• **GOAL**: Extract everything from the first line through the line with "const nombreIncorrectas = 'Respuestas", both ends included, except for any pictures.

# # # # # # #

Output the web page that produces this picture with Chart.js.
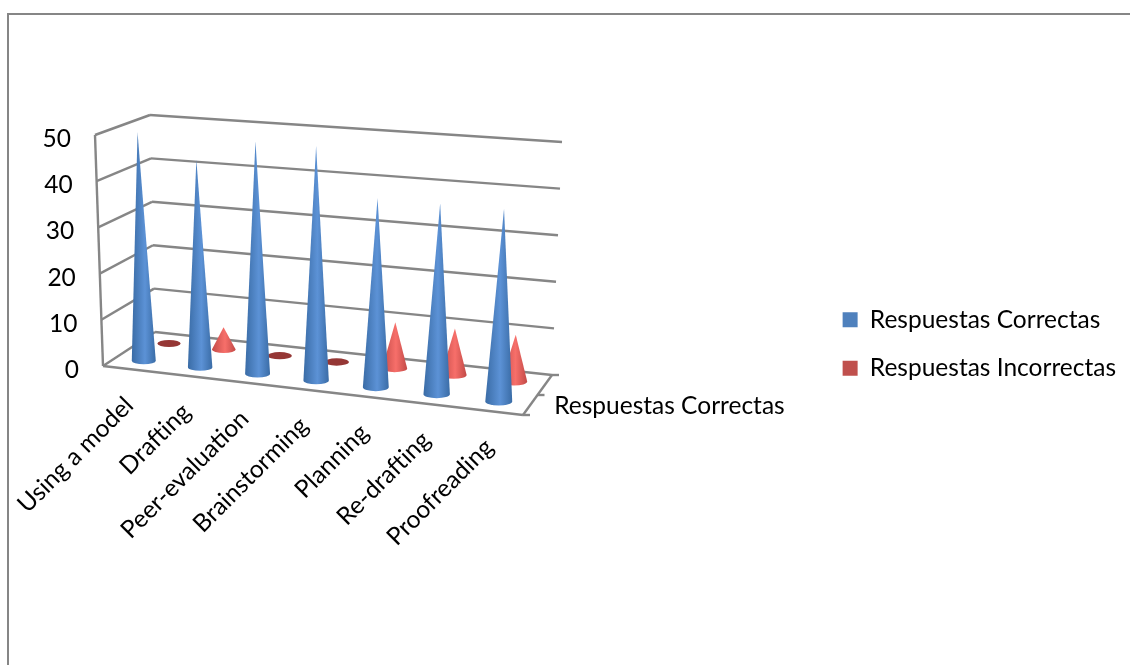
<!DOCTYPE html>
<html>
<head>
<meta charset="utf-8">
<title>Respuestas</title>
<script src="https://cdn.jsdelivr.net/npm/chart.js@4"></script>
<style>
  html, body { margin: 0; padding: 0; background: #fff; }
  #wrap { width: 1130px; height: 665px; }
</style>
</head>
<body>
<div id="wrap"><canvas id="grafico" width="1130" height="665"></canvas></div>
<script>
// Datos
const categorias = ['Using a model', 'Drafting', 'Peer-evaluation', 'Brainstorming', 'Planning', 'Re-drafting', 'Proofreading'];
const correctas = [50, 45, 50, 50, 40, 40, 40];
const incorrectas = [0, 5, 0, 0, 10, 10, 10];
const nombreCorrectas = 'Respuestas Correctas';
const nombreIncorrectas = 'Respuestas Incorrectas';

const fuente = 'Lato, "Open Sans", sans-serif';
const tamano = 24.5;
const gris = '#868686';

// Esquinas de la caja 3D en pantalla: f/b frente-fondo, l/r izquierda-derecha, b/t abajo-arriba
const caja = {
  flb: [103, 366], frb: [523, 415], blb: [155, 332], brb: [552, 375],
  flt: [95, 135], frt: [530, 170], blt: [150, 115], brt: [562, 142]
};

function mezcla(a, b, t) {
  return [a[0] + (b[0] - a[0]) * t, a[1] + (b[1] - a[1]) * t];
}

// u: categoria, v: valor, w: profundidad, todos de 0 a 1
function proyecta(u, v, w) {
  const up = u / (u + (1 - u) * 1.07);
  const fb = mezcla(caja.flb, caja.frb, up);
  const bb = mezcla(caja.blb, caja.brb, up);
  const ft = mezcla(caja.flt, caja.frt, up);
  const bt = mezcla(caja.blt, caja.brt, up);
  return mezcla(mezcla(fb, bb, w), mezcla(ft, bt, w), v);
}

function linea(ctx, a, b) {
  ctx.beginPath();
  ctx.moveTo(a[0], a[1]);
  ctx.lineTo(b[0], b[1]);
  ctx.stroke();
}

function cono(ctx, el, chart, w, oscuro, claro, plano) {
  const xs = chart.scales.x;
  const ys = chart.scales.y;
  const u = xs.getDecimalForPixel(el.x);
  const v = ys.getDecimalForPixel(el.y);
  const du = el.width / 2 / xs.width;
  const base = proyecta(u, 0, w);
  const punta = proyecta(u, v, w);
  const rx = (proyecta(u + du, 0, w)[0] - proyecta(u - du, 0, w)[0]) / 2;
  const ry = rx * 0.3;

  if (v === 0) {
    ctx.fillStyle = plano;
    ctx.beginPath();
    ctx.ellipse(base[0], base[1], rx, ry, 0, 0, Math.PI * 2);
    ctx.fill();
    return;
  }
  const g = ctx.createLinearGradient(base[0] - rx, 0, base[0] + rx, 0);
  g.addColorStop(0, oscuro);
  g.addColorStop(0.55, claro);
  g.addColorStop(1, oscuro);
  ctx.fillStyle = g;
  ctx.beginPath();
  ctx.moveTo(punta[0], punta[1]);
  ctx.lineTo(base[0] - rx, base[1]);
  ctx.ellipse(base[0], base[1], rx, ry, 0, Math.PI, 0, true);
  ctx.closePath();
  ctx.fill();
}

// Paredes, conos y textos proyectados
const caja3d = {
  id: 'caja3d',
  beforeDatasetsDraw(chart) {
    const ctx = chart.ctx;
    const ys = chart.scales.y;
    const xs = chart.scales.x;
    const nivel = valor => ys.getDecimalForPixel(ys.getPixelForValue(valor));
    ctx.save();

    // marco de la imagen
    ctx.strokeStyle = gris;
    ctx.lineWidth = 2;
    ctx.beginPath();
    ctx.moveTo(8, 665);
    ctx.lineTo(8, 14);
    ctx.lineTo(1130, 14);
    ctx.stroke();

    // lineas de cuadricula
    ctx.lineWidth = 2.4;
    ys.ticks.forEach(t => {
      const v = nivel(t.value);
      linea(ctx, proyecta(0, v, 0), proyecta(0, v, 1));
      linea(ctx, proyecta(0, v, 1), proyecta(1, v, 1));
    });
    linea(ctx, proyecta(0, 0, 0), proyecta(0, 1, 0));
    linea(ctx, proyecta(0, 0, 0), proyecta(1, 0, 0));
    linea(ctx, proyecta(1, 0, 0), proyecta(1, 0, 1));
    [0, 0.5, 1].forEach(w => {
      const p = proyecta(1, 0, w);
      linea(ctx, p, [p[0] + 7, p[1]]);
    });

    // primero la serie del fondo
    chart.getDatasetMeta(1).data.forEach(el => {
      cono(ctx, el, chart, 0.75, '#c24a47', '#f76f6a', '#953735');
    });
    chart.getDatasetMeta(0).data.forEach(el => {
      cono(ctx, el, chart, 0.25, '#3a6ca6', '#5c92d6', '#1f497d');
    });

    // textos de los ejes
    ctx.fillStyle = '#000';
    ctx.font = tamano + 'px ' + fuente;
    ctx.textBaseline = 'middle';
    ctx.textAlign = 'right';
    ys.ticks.forEach(t => {
      const p = proyecta(0, nivel(t.value), 0);
      ctx.fillText(t.label, p[0] - 24, p[1] + 4);
    });
    categorias.forEach((c, i) => {
      const p = proyecta(xs.getDecimalForPixel(xs.getPixelForValue(i)), 0, 0);
      ctx.save();
      ctx.translate(p[0] - 2, p[1] + 32);
      ctx.rotate(-Math.PI / 4);
      ctx.fillText(c, 0, 0);
      ctx.restore();
    });
    const d = proyecta(1, 0, 0.25);
    ctx.textAlign = 'left';
    ctx.fillText(nombreCorrectas, d[0] + 24, d[1] + 1);

    ctx.restore();
    return false;
  }
};

new Chart(document.getElementById('grafico'), {
  type: 'bar',
  data: {
    labels: categorias,
    datasets: [
      { label: nombreCorrectas, data: correctas, backgroundColor: '#4f81bd', grouped: false },
      { label: nombreIncorrectas, data: incorrectas, backgroundColor: '#c0504d', grouped: false }
    ]
  },
  options: {
    responsive: false,
    animation: false,
    barPercentage: 0.43,
    categoryPercentage: 1,
    layout: { padding: { left: 100, right: 4, top: 137, bottom: 114 } },
    plugins: {
      title: { display: false },
      tooltip: { enabled: false },
      legend: {
        position: 'right',
        labels: {
          color: '#000',
          boxWidth: 15,
          boxHeight: 15,
          padding: 24,
          font: { family: fuente, size: tamano }
        }
      }
    },
    scales: {
      x: { display: false },
      y: { display: false, min: 0, max: 50, ticks: { stepSize: 10 } }
    }
  },
  plugins: [caja3d]
});
</script>
</body>
</html>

# # # # # # #

• **REPLY**:
Output the web page that produces this picture with Chart.js.
<!DOCTYPE html>
<html>
<head>
<meta charset="utf-8">
<title>Respuestas</title>
<script src="https://cdn.jsdelivr.net/npm/chart.js@4"></script>
<style>
  html, body { margin: 0; padding: 0; background: #fff; }
  #wrap { width: 1130px; height: 665px; }
</style>
</head>
<body>
<div id="wrap"><canvas id="grafico" width="1130" height="665"></canvas></div>
<script>
// Datos
const categorias = ['Using a model', 'Drafting', 'Peer-evaluation', 'Brainstorming', 'Planning', 'Re-drafting', 'Proofreading'];
const correctas = [50, 45, 50, 50, 40, 40, 40];
const incorrectas = [0, 5, 0, 0, 10, 10, 10];
const nombreCorrectas = 'Respuestas Correctas';
const nombreIncorrectas = 'Respuestas Incorrectas';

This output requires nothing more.